Grave with skeletal remains The medieval remains were taken from graves in the UK, Denmark and Sweden
Leprosy infections in Europe today are minimal as an estimated 95% of the population have developed immunity, but globally leprosy remains a significant problem with 225,000 new cases recorded annually
"The bacterium is still pathogenic, the same way it was 1,000 years ago, but our social conditions have changed and we have much better medical treatment. But at the same time, it's still a very prevalent disease," said Prof Krause.

Leprosy then and now

Woman with leprosy in Afghanistan
  • Leprosy was very common in Europe until the 16th Century
  • The oldest skeletal evidence of the disease was found in India and is roughly 4,000 years old
  • The disease has remained prevalent in the developing world
  • India has the highest number of infections, followed by Brazil
  • Though a human disease, leprosy is common in armadillos - mainly because it is difficult to culture the disease in the lab, armadillos were infected for analysis
Leprosy was endemic in Europe until it almost disappeared in the 16th Century, explained another member of the research team, Stewart Cole from the Ecole Polytechnique Federale de Lausanne in Switzerland, (EPFL).
"It's been proposed that [bubonic plague ("Black Death")] killed off a large part of the European population, including those suffering from leprosy.
"One of the interesting things about this paper is that the medieval and current strains are the same, whereas leprosy disappeared fairly rapidly from Europe.
"It's clear that leprosy has created a strong selective pressure on the immune system. The European Caucasian populations have acquired resistance to leprosy, they have certain characteristic mutations in genes that make them less susceptible," Prof Cole told BBC News.
Helen Donoghue, from University College London, UK, was not part of the team.
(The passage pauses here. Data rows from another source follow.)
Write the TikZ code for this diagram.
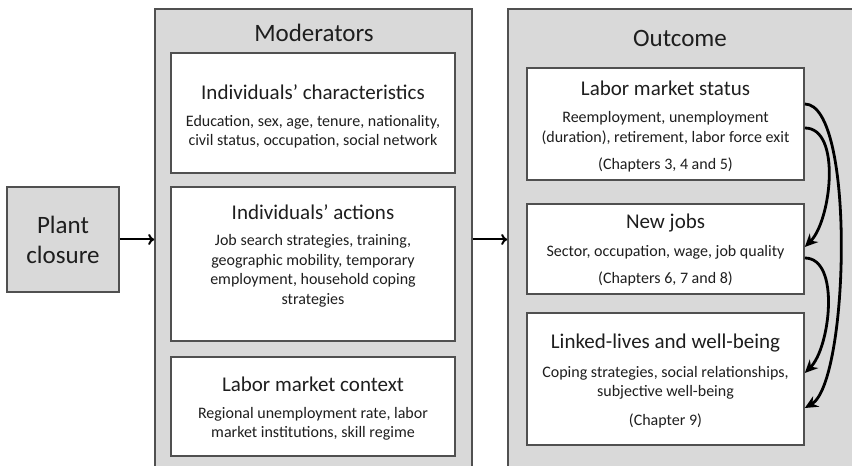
\documentclass[tikz,border=0pt]{standalone}
\usepackage{fontspec}
\setmainfont{Carlito}
\usepackage{tikz}
\usetikzlibrary{
    arrows.meta
}
\definecolor{panelgray}{RGB}{217,217,217}
\definecolor{edgegray}{RGB}{80,80,80}
\definecolor{inkgray}{RGB}{30,30,30}
\tikzset{
    panel/.style={draw=edgegray, line width=1.6pt, fill=panelgray},
    card/.style={draw=edgegray, line width=1.6pt, fill=white, minimum width=#1},
    heading/.style={text=inkgray, font=\fontsize{25}{30}\selectfont},
    cardtitle/.style={text=inkgray, font=\fontsize{21}{25}\selectfont},
    cardtext/.style={text=inkgray, align=center, font=\fontsize{16}{19.5}\selectfont},
    flow/.style={-{To[length=6pt,width=11pt]}, line width=2pt},
    link/.style={-{Stealth[length=13pt,width=12pt]}, line width=2.8pt}
}

\begin{document}
\begin{tikzpicture}[x=1pt,y=1pt]
        \useasboundingbox (0,0) rectangle (852,466);

        \draw (63,226.5) node[panel, heading, align=center, minimum width=112pt, minimum height=105pt](plant){Plant\\closure};
        \draw (313.5,218.5) node[panel, minimum width=317pt, minimum height=477pt](mod){};
        \draw (682,218.5) node[panel, minimum width=348pt, minimum height=477pt](out){};
        \draw (314,433) node[heading](modtitle){Moderators};
        \draw (680,428) node[heading](outtitle){Outcome};

        % moderators
        \draw (313,353) node[card=284pt, minimum height=120pt](chars){};
        \draw (313,374) node[cardtitle](charstitle){Individuals' characteristics};
        \draw (313,334.5) node[cardtext](charstext){Education, sex, age, tenure, nationality,\\civil status, occupation, social network};

        \draw (313,202) node[card=284pt, minimum height=154pt](acts){};
        \draw (313,254) node[cardtitle](actstitle){Individuals' actions};
        \draw (313,195) node[cardtext](actstext){Job search strategies, training,\\geographic mobility, temporary\\employment, household coping\\strategies};

        \draw (313,59.5) node[card=284pt, minimum height=99pt](context){};
        \draw (313,82) node[cardtitle](contexttitle){Labor market context};
        \draw (313,42) node[cardtext](contexttext){Regional unemployment rate, labor\\market institutions, skill regime};

        % outcome
        \draw (665.5,342) node[card=277pt, minimum height=112pt](status){};
        \draw (665.5,378) node[cardtitle](statustitle){Labor market status};
        \draw (665.5,338) node[cardtext](statustext){Reemployment, unemployment\\(duration), retirement, labor force exit};
        \draw (665.5,301) node[cardtext](statuschap){(Chapters 3, 4 and 5)};

        \draw (665.5,217) node[card=277pt, minimum height=90pt](jobs){};
        \draw (665.5,243) node[cardtitle](jobstitle){New jobs};
        \draw (665.5,214) node[cardtext](jobstext){Sector, occupation, wage, job quality};
        \draw (665.5,187) node[cardtext](jobschap){(Chapters 6, 7 and 8)};

        \draw (665.5,87) node[card=277pt, minimum height=132pt](linked){};
        \draw (665.5,123) node[cardtitle](linkedtitle){Linked-lives and well-being};
        \draw (665.5,83) node[cardtext](linkedtext){Coping strategies, social relationships,\\subjective well-being};
        \draw (665.5,45) node[cardtext](linkedchap){(Chapter 9)};

        \draw[flow] (plant.east) -- (plant.east -| mod.west);
        \draw[flow] (mod.east |- plant.east) -- (out.west |- plant.east);

        \draw[link] ([yshift=20pt]status.east) to[out=0, in=30, looseness=0.43] ([yshift=-29pt]linked.east);
        \draw[link] ([yshift=-4pt]status.east) to[out=0, in=45, looseness=0.8] ([yshift=2pt]jobs.east);
        \draw[link] ([yshift=-9pt]jobs.east) to[out=0, in=45, looseness=0.8] ([yshift=6pt]linked.east);
    \end{tikzpicture}
\end{document}
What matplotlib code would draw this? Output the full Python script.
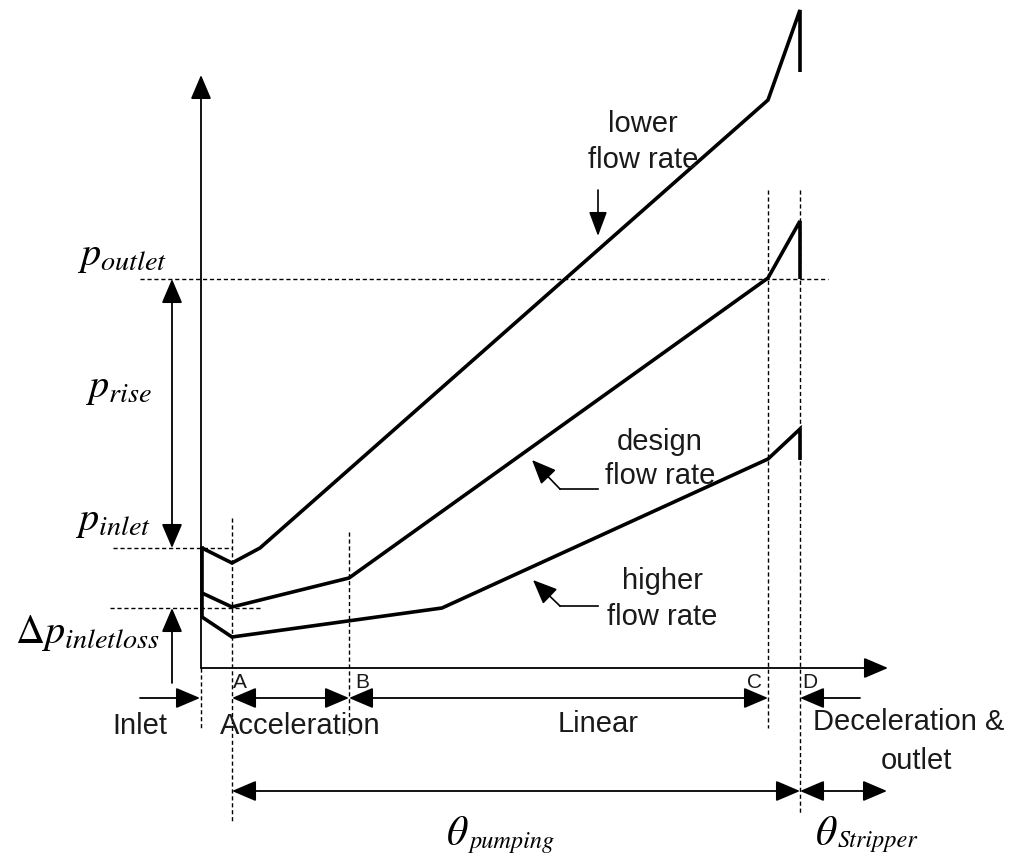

She said the study of old skeletons was invaluable in understanding the origins and the evolution of disease.
"We can understand how people with leprosy lived in the past by traditional archaeological and anthropological methods, such as evidence of stigma by having separate burial sites; looking at movement of people by stable isotope analysis and using historical records for the use of leprosy hospitals and seeing who cared for them.
"The beauty of studying the DNA from ancient diseases is that it enables direct comparison of the genetic composition of past and present genomes.
"This provides direct calibration of the timescale for changes over time and enables us to look at the evolution of the pathogenic organism in relation to its human host.".